Oddissee - And Yet Still
Importar peças acústicas como a bateria não é uma novidade no hip-hop mas Oddisse fá-lo de um modo muito próprio, servindo-se dos motivos melódicos que seguem o livro de estilo para armar um corpo sonoro sem coordenadas definidas, embora próximo de algumas escolas. O quase-ska de Give Away é particularmente atraente e inesperado. Eis alguém que fica bem em diferentes fatos. Really? Really.
Ezra Feinberg - Soft Power
A delicadeza de Ezra Feinberg é preenchida por amigos que fazem música: David Moore (Bing & Ruth), Jefre Cantu-Ledesma, Robbie Lee e Mary Lattimore na jóia da coroa Get Some Rest. Abundam as melodias, as paisagens sonoras e a oportuna intromissão de guitarras acústicas, sintetizadores e harpa. Boa viagem!
Bonnie Prince Billy, Nathan Salsburg e Tyler Trotter - Hear The Children Sing The Evidence
Bonnie Prince Billy adormecia a filha a trautear estas duas cançōes da banda emo/hardcore Lungfish. Enquanto a agarrava com uma mão, tocava guitarra com a outra. Da libertação original nasceram duas longas, terapêuticas e repetitivas versōes para as quais convidou Salsburg (guitarra) e Tyler Trotter (caixa de ritmos). Reconfortante.

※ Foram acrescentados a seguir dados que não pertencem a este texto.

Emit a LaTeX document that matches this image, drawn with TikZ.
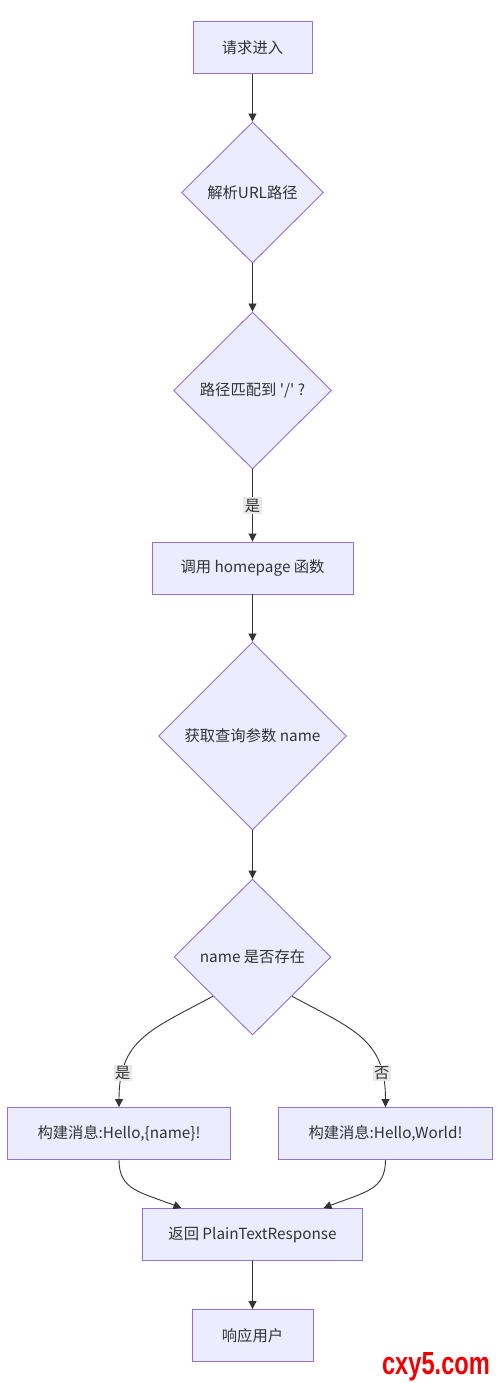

Catarina Branco - Não Me Peças Mais Cançōes
É em família que toda a acção deste EP se passa. Homenagem ao Grupo Coral e Musical de música popular do hospital das Caldas da Rainha, formado pelo pai Júlio Branco, recria um cancioneiro à sua maneira, ingerido por sintetizadores, sem se afastar demasiado dos princípios. Catarina Branco não é turista, vive dentro destas cançōes.
Kassian - Supercontinent
O amapiano chegou a um estado de amplitude e reconhecimento que há quem deseje descontruí-lo. O londrino Kassian assume o risco de reformular um ritmo em franca expansão (é pensar em nomes como Tyla e Asake) em Yena e Yami. E depois de ultrapassada a torrente ácida de Pulgueiro Baile, entra em cena o funk desfavelado de Sistema Baile. Baile ou desbaile?
James Hoff - Shadows Lifted from Invisible Hands
O processo de composição de James Hoff trabalha com noçōes de som interior e detritos mentais que operam de dentro do organismo para fora do corpo. É delicioso escutar Heart of Glass (Blondie), Space Oddity (David Bowie), Into the Groove (Madonna) e Perfect Day (Lou Reed) regredir a um leito imaginário, diluindo o estatuto dos clássicos.
Alan Vega - Insurrection
Com os Suicide encostados à boxe, Alan Vega nunca abrandou a fúria. Insurrection foi criado no pós-Mutator (o primeiro álbum póstumo, editado em 2021) e antes do apocalíptico 2007, de 1999. O fantasma de Elvis paira sobre uma alma torturada pela cultura do ódio, racismo, fascismo e corrupção. E de repente, o ano é 2024 e podíamos estar a ouvir os Model/Actriz.
Photek - Solaris (reedição)
Modus Operandi é um Ferrari da agitação electrónica de final dos anos 90 mas no terceiro álbum Solaris, Photek retirou a exclusividade ao jungle para se aventurar no house, sem perder a assinatura. Mine To Give é um hino em qualquer época, agigantado pela voz imaculada de Robert Owens mas Pharoah e Infinity expōe uma visão dinâmica de um produtor em fluxo dinâmico que só voltaria a gravar como Photek doze anos depois.
Harold Land - Chroma Burn (reedição)
Conhecido pelo trabalho com Bobby Hutcherson na década de 60, Harold Land faz a ponte entre os mundos de John Coltrane e James Brown no dinamismo de Chroma Burn. Inesperado e improvisado com dois bateristas, Bobby Hutcherson no vibrafone, Reggie Johnson no baixo, Bill Henderson e Harold Land Jr. no piano/Fender.
Niagara - Música para 10m2 de Relva Sintética
Gravação de um concerto no MAAT a 9 de abril de 2020 com toda a gente em casa e as taínhas do Tejo em paz a ouvir. Sara, Alberto e António, ou seja os Niagara, em expedição como Manuel Göttsching em E2-E4.
The Brkn Record - The Architecture of Oppression Part 2
Metade dos Heliocentrics, Jake Ferguson canaliza no segundo volume de The Architecture of Oppression a angústia da racialização para um manifesto de jazz afrocêntrico. Enquanto o primeiro volume denunciava sistemas opressores, o segundo reivindica um mundo negro de luz. Sem cerimónias nem silenciamentos da história. Tudo nesta sequela é visceral, catártico, filosófico, político e revolucionário.